19: newspaper journalists tend not to challenge the newsmakers openly.
I thought the rest of the 4 answers were definitely better than D. But I am not entirely convinced why D has no value to explain that at all?

25: university president: students prefer one with experience, but they ended up voting for one that has none.
For D to work, this has to be assumed: without the knowledge of whether the candidates have experience, the one favored most somehow might happen to be the top choice.

For C to work, this has to be assumed: the fewer candidates students got to poll had excluded every candidate with experience.

So I picked C, considering D requires a random chance.

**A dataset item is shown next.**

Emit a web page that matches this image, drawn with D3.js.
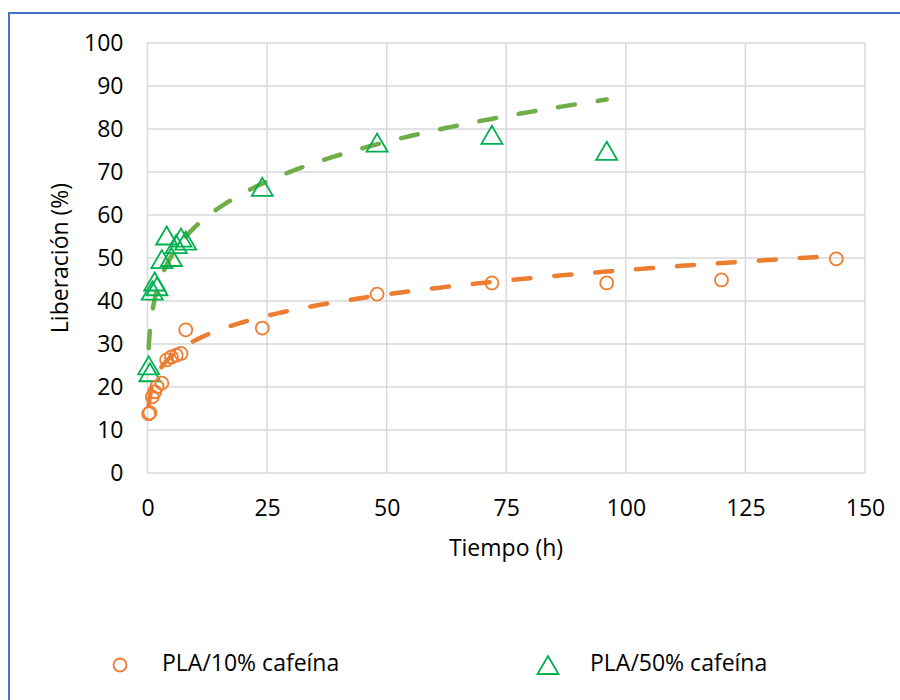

Thanks in advance for sharing your thoughts.
For #19 D would be a reason for newspaper writers to challenge the veracity MORE often, not less. If controversial issues draw public interest, and it is probably safe common knowledge that public interest is a good thing for journalists, why would they stray away from controversial debate? It would explain an opposite trend in my opinion.

#25
They vote for the one that has no experience, because they had no idea whether any of them had experience. Without knowledge of any of their experience, how can they possibly be expected to differentiate based on that credential?


Also I don't know if you are prepping atm, but if you look at the question two more things strike me. First of all, it says nowhere that experience is the most important or the only characteristic, so a potential answer could say something like "Students consider education level the most important characteristic, and the candidate they chose had the highest level of education despite no experience as a president"
Secondly, it says nothing about ANY of the candidates having experience, so a potential answer could have been as simple as "the list of leading candidates featured none with previous experience"

I know it helps me to prephase questions and think about the argument as a whole, not simply within the frame of the answers given on this particular test.